[BEGIN SOURCE DATA]
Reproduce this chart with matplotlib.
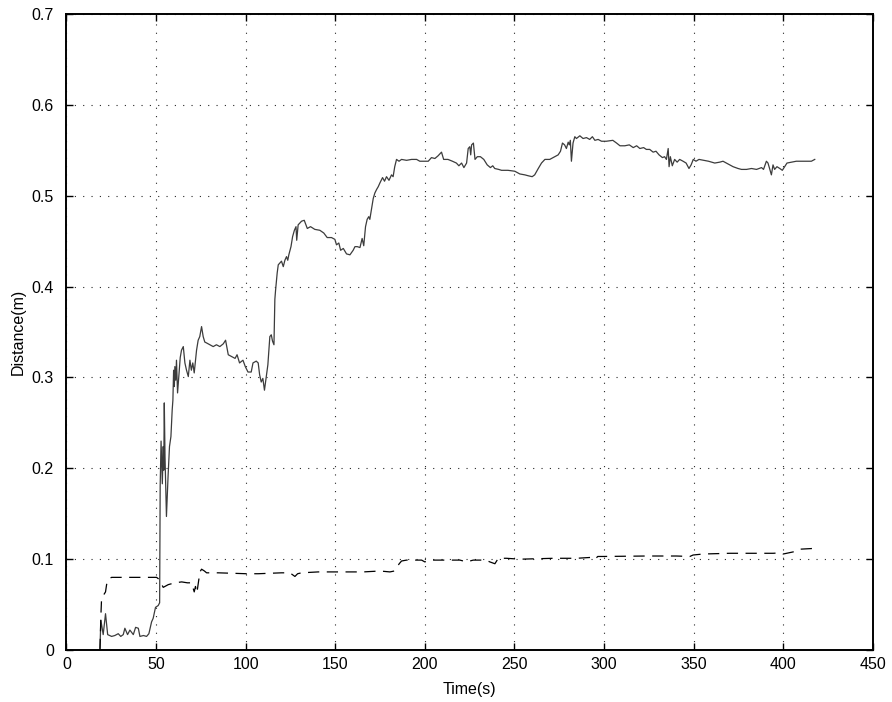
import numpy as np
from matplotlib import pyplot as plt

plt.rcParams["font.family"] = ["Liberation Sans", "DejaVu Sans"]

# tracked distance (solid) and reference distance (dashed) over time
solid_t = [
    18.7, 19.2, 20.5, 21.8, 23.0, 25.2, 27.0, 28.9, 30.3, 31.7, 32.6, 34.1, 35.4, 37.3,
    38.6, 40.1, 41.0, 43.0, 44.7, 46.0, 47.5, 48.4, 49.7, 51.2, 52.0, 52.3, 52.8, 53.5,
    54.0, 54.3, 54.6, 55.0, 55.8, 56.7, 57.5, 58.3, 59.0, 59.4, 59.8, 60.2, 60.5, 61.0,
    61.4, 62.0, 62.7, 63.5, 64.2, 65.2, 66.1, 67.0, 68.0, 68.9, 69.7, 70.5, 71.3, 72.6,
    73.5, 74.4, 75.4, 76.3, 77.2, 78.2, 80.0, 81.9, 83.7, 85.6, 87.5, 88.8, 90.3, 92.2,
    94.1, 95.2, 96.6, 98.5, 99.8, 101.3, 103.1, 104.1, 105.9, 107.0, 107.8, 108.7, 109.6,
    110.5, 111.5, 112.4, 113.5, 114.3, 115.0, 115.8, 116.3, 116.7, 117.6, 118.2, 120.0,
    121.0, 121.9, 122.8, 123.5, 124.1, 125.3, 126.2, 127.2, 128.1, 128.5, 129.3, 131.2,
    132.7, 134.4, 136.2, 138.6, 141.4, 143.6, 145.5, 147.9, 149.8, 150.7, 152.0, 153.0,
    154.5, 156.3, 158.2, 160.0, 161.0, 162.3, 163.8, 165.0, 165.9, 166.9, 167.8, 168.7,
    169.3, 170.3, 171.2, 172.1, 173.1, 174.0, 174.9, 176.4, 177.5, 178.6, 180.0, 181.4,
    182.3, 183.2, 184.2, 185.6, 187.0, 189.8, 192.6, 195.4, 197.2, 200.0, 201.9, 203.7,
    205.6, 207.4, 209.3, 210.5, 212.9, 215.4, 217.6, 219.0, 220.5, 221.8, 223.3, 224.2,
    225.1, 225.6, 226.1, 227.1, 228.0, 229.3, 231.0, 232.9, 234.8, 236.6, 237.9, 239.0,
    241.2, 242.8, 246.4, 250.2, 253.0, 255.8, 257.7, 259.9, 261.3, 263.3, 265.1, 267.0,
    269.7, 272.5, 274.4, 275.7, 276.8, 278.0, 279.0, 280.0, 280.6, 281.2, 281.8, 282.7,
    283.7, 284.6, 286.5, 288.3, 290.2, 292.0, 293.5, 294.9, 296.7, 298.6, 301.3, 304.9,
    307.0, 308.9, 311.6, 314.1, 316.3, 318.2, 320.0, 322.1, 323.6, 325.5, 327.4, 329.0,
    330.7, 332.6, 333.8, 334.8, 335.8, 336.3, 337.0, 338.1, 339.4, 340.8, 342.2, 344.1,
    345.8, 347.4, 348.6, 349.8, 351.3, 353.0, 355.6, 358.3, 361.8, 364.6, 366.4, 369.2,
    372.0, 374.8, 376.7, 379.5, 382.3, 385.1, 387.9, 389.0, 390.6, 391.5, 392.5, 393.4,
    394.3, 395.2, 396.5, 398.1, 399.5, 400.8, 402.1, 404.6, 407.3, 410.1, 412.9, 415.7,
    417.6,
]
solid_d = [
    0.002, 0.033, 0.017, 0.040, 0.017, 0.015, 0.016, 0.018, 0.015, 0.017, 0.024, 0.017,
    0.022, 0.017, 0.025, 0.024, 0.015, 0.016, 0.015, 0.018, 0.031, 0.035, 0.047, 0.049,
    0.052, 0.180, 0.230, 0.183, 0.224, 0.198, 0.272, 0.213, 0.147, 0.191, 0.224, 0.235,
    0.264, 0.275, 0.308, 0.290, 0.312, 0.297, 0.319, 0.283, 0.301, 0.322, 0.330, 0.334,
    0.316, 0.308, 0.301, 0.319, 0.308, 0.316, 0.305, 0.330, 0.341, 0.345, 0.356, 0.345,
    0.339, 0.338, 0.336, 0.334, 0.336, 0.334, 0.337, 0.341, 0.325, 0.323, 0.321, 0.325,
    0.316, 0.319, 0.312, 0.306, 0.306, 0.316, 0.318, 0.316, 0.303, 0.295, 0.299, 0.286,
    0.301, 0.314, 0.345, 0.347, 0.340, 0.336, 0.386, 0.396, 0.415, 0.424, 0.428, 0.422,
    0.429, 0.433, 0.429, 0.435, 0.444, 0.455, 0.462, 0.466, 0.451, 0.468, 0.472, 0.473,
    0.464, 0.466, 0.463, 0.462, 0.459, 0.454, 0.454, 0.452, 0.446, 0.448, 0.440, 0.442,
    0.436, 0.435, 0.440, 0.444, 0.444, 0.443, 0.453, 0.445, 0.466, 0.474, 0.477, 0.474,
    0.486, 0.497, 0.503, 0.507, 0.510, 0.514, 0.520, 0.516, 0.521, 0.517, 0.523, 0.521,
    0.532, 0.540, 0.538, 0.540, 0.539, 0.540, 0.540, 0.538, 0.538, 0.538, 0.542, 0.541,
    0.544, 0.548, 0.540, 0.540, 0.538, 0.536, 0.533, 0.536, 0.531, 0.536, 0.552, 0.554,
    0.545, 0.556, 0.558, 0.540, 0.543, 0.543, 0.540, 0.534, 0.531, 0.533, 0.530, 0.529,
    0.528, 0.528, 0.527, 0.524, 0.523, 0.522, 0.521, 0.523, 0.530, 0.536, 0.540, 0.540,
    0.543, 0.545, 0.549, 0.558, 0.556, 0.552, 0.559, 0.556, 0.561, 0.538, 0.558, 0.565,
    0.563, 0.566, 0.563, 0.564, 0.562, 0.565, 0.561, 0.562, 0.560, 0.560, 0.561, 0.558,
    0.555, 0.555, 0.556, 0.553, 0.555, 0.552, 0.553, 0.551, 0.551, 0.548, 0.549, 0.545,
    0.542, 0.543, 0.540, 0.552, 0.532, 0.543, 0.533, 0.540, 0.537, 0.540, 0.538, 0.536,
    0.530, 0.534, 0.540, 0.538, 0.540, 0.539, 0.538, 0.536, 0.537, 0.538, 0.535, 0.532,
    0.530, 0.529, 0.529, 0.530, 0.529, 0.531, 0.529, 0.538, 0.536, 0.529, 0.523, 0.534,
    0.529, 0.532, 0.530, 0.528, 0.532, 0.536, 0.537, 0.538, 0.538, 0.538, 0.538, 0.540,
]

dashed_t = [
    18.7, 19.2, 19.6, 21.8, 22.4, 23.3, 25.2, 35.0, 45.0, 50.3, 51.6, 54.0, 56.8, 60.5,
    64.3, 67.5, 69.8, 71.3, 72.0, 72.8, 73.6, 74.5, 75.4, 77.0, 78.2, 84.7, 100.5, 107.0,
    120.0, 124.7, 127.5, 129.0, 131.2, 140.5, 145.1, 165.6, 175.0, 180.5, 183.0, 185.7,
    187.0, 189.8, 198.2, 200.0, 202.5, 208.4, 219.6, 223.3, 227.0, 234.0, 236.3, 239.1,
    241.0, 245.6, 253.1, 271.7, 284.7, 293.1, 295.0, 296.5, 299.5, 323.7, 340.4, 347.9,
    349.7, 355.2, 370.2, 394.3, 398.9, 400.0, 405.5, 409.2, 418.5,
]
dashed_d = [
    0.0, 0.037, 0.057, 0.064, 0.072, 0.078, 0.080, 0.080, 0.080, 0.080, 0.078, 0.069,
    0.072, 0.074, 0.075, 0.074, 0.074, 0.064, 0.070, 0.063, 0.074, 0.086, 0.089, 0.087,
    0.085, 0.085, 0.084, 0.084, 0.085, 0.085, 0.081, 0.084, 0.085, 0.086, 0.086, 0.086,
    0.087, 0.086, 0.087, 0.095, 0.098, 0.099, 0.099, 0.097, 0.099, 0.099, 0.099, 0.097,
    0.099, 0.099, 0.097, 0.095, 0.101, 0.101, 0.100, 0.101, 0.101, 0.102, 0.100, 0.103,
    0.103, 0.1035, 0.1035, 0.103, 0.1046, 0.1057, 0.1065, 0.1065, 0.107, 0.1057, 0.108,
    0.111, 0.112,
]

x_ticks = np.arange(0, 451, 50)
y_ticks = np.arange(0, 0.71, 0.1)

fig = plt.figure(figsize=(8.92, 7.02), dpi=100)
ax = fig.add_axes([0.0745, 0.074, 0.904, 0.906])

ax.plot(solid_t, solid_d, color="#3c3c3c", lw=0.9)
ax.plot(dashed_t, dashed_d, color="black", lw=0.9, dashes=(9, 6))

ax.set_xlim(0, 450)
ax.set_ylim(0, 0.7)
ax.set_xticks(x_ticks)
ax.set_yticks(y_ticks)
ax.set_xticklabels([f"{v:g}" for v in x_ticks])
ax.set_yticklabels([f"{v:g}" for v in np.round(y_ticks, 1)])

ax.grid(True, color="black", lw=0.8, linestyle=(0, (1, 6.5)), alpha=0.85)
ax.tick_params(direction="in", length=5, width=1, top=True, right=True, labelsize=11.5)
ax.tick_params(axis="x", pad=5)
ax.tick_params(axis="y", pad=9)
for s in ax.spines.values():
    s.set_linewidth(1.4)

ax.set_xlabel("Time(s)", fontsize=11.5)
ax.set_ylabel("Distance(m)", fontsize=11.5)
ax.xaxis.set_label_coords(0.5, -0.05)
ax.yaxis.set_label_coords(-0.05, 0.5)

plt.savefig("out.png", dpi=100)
[END SOURCE DATA]
AIM OF THE TASK: Say how many lines of the data hold the string "matplotlib". Reply with the number alone.

RESULT: 2